Office of Steam Logo_1

Author Topic: Manufacturing in the late 19th century  (Read 6866 times)

  • Global Moderator
  • Engineer
  • *****
  • Posts: 5161
  • Wherever you go ......... there you are!
  • Location: Eastern Sierra
Re: Manufacturing in the late 19th century
« on: September 24, 2023, 07:47:10 pm »
Hummmmm ......... guess I shouldn't have attached the photo, as it seems that everyone is only focused on that, which is certainly interesting on many levels and probably even representative of the plant being described.

However, what I was really trying to call attention to is the technical specifications that the manufacturer was trying to promote to show the capabilities of their manufacturing plant as a means to draw potential customers. It should be especially noted that this particular brochure was produced in English, while it is also likely that it was produced in other languages as well, thus we are talking here of a corporation with international reach!

What I found particularly fascinating was that they listed their plant's specifications right down to the heating area of their boilers, which back in those days would be understood by anyone so involved, as representative of the plants overall power capacity and potential. Five steam engines with a combined output of 1560 horsepower means five BIG steam engines, needed to drive the over 3,000 machines that they reference, as well as drive the nine dynamos to create the electricity for the twenty electric motors that they seem to almost brag about, thus showing how fully modern they are at that time!

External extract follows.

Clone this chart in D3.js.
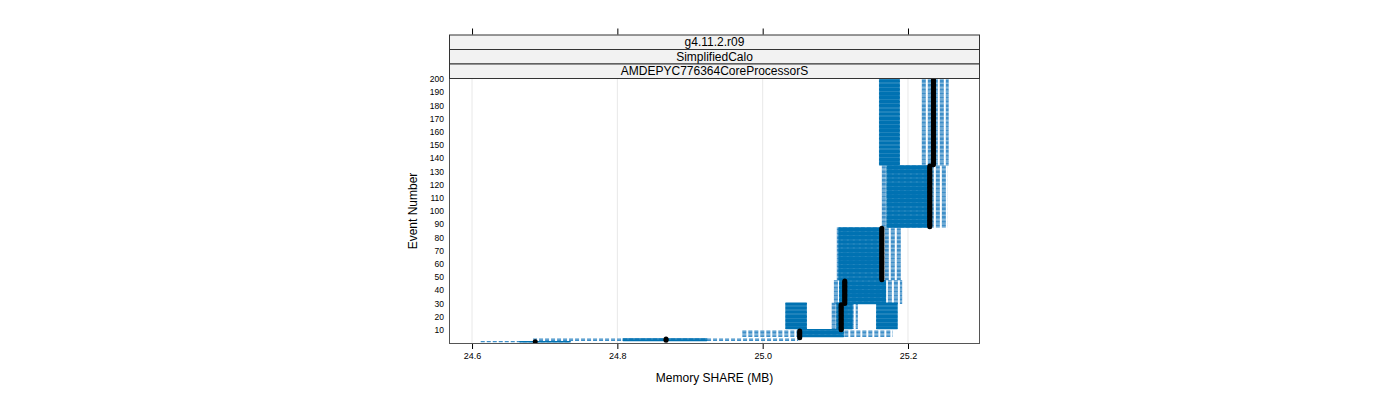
<!DOCTYPE html>
<html>
<head>
<meta charset="utf-8">
<script src="https://cdn.jsdelivr.net/npm/d3@7"></script>
<style>
  body { margin: 0; background: #fff; }
  svg { display: block; font-family: "Liberation Sans", Arial, sans-serif; }
</style>
</head>
<body>
<svg id="chart" width="1400" height="400"></svg>
<script>
// 1] data ----------------------------------------------//
const strips = ["g4.11.2.r09", "SimplifiedCalo", "AMDEPYC776364CoreProcessorS"];
const memTicks = [24.6, 24.8, 25.0, 25.2];
const eventTicks = [10, 20, 30, 40, 50, 60, 70, 80, 90, 100, 110, 120, 130, 140, 150, 160, 170, 180, 190, 200];

// black points : event range -> memory
const medFrom = [1, 2, 4, 10, 30, 48, 88, 135];
const medTo   = [1, 3, 9, 29, 47, 87, 134, 200];
const medMem  = [24.687, 24.867, 25.051, 25.108, 25.113, 25.164, 25.230, 25.235];

// solid blue ranges : event range -> [lo, hi]
const boxFrom = [1, 2, 5, 11, 11, 11, 30, 48, 88, 135];
const boxTo   = [1, 3, 10, 30, 30, 30, 47, 87, 134, 200];
const boxLo   = [24.666, 24.808, 25.049, 25.032, 25.102, 25.157, 25.106, 25.105, 25.171, 25.161];
const boxHi   = [24.735, 24.923, 25.111, 25.060, 25.123, 25.185, 25.169, 25.164, 25.230, 25.188];

// dashed light blue ranges : event range -> [lo, hi]
const whiskFrom = [1, 2, 5, 11, 30, 48, 88, 135];
const whiskTo   = [1, 3, 9, 30, 47, 87, 134, 200];
const whiskLo   = [24.612, 24.684, 24.972, 25.095, 25.098, 25.102, 25.164, 25.219];
const whiskHi   = [24.735, 25.049, 25.179, 25.131, 25.192, 25.192, 25.255, 25.256];

// expand event ranges into one row per event
const rows = (from, to, lo, hi) => from.flatMap((f, i) =>
  d3.range(f, to[i] + 1).map(e => ({ event: e, lo: lo[i], hi: hi[i] })))
const points = medFrom.flatMap((f, i) =>
  d3.range(f, medTo[i] + 1).map(e => ({ event: e, mem: medMem[i] })))

// 2] layout --------------------------------------------//
const pLeft = 449, pRight = 980, pTop = 78, pBottom = 344;
const stripH = 14.5;
const svg = d3.select("#chart");

const xScale = d3.scaleLinear().domain([24.5683, 25.2991]).range([pLeft, pRight]);
const yScale = d3.scaleLinear().domain([0, 200]).range([343, 79]);

// 3] grid + clip ---------------------------------------//
svg.append("clipPath").attr("id", "panel")
  .append("rect").attr("x", pLeft).attr("y", pTop)
  .attr("width", pRight - pLeft).attr("height", pBottom - pTop);

svg.append("g").selectAll("line").data(memTicks).join("line")
  .attr("x1", d => xScale(d)).attr("x2", d => xScale(d))
  .attr("y1", pTop).attr("y2", pBottom)
  .attr("stroke", "#e8e8e8").attr("stroke-width", 1);

const plot = svg.append("g").attr("clip-path", "url(#panel)");

// 4] draw marks ----------------------------------------//
plot.append("g").selectAll("line").data(rows(whiskFrom, whiskTo, whiskLo, whiskHi)).join("line")
  .attr("x1", d => xScale(d.lo)).attr("x2", d => xScale(d.hi))
  .attr("y1", d => yScale(d.event)).attr("y2", d => yScale(d.event))
  .attr("stroke", "#3f8fc8").attr("stroke-width", 1.2)
  .style("stroke-dasharray", "4,2");

plot.append("g").selectAll("line").data(rows(boxFrom, boxTo, boxLo, boxHi)).join("line")
  .attr("x1", d => xScale(d.lo)).attr("x2", d => xScale(d.hi))
  .attr("y1", d => yScale(d.event)).attr("y2", d => yScale(d.event))
  .attr("stroke", "#0072B2").attr("stroke-width", 1.6)
  .style("stroke-linecap", "round");

plot.append("g").selectAll("circle").data(points).join("circle")
  .attr("cx", d => xScale(d.mem)).attr("cy", d => yScale(d.event))
  .attr("r", 2.5).attr("fill", "#000");

// 5] panel border + strips -----------------------------//
svg.append("rect").attr("x", pLeft + 0.5).attr("y", pTop + 0.5)
  .attr("width", pRight - pLeft - 1).attr("height", pBottom - pTop - 1)
  .attr("fill", "none").attr("stroke", "#555");

const strip = svg.append("g").selectAll("g").data(strips).join("g")
  .attr("transform", (d, i) => `translate(0,${pTop - stripH * (strips.length - i)})`);
strip.append("rect").attr("x", pLeft + 0.5).attr("y", 0.5)
  .attr("width", pRight - pLeft - 1).attr("height", stripH)
  .attr("fill", "#f2f2f2").attr("stroke", "#333");
strip.append("text").attr("x", (pLeft + pRight) / 2).attr("y", stripH / 2 + 4.5)
  .attr("text-anchor", "middle").attr("font-size", 12).text(d => d);

// 6] axes ----------------------------------------------//
const xAxis = d3.axisBottom(xScale).tickValues(memTicks).tickFormat(d3.format(".1f"))
  .tickSize(5).tickPadding(4);
svg.append("g").attr("transform", `translate(0,${pBottom})`).call(xAxis)
  .call(g => g.select(".domain").remove())
  .call(g => g.selectAll("text").attr("font-size", 9).attr("font-family", null));

const topAxis = d3.axisTop(xScale).tickValues(memTicks).tickSize(6).tickFormat("");
svg.append("g").attr("transform", `translate(0,${pTop - stripH * strips.length})`).call(topAxis)
  .call(g => g.select(".domain").remove());

const yAxis = d3.axisLeft(yScale).tickValues(eventTicks).tickSize(0).tickPadding(5);
svg.append("g").attr("transform", `translate(${pLeft},0)`).call(yAxis)
  .call(g => g.select(".domain").remove())
  .call(g => g.selectAll("text").attr("font-size", 8.5).attr("font-family", null));

// 7] titles --------------------------------------------//
svg.append("text").attr("x", (pLeft + pRight) / 2).attr("y", 382)
  .attr("text-anchor", "middle").attr("font-size", 12).text("Memory SHARE (MB)");
svg.append("text").attr("transform", `translate(417,${(pTop + pBottom) / 2}) rotate(-90)`)
  .attr("text-anchor", "middle").attr("font-size", 12).text("Event Number");
</script>
</body>
</html>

This was undoubtably a big scale business that employed thousands of workers, many of them highly skilled engineers and tradesmen, and thus would be a hallmark of a technically "civilized" society, no doubt foundational in the stability of the country and its government back in 1895.

Better living through Industry as the saying goes!!!
"Information is not knowledge, Knowledge is not wisdom, Wisdom is not truth, Truth is not beauty, Beauty is not love, Love is not music: Music is THE BEST...   
Wisdom is the domain of the Wis (which is extinct). Beauty is a French phonetic corruption of a short cloth neck ornament currently in resurgence..."
F. Zappa ... by way of Mary, the girl from the bus.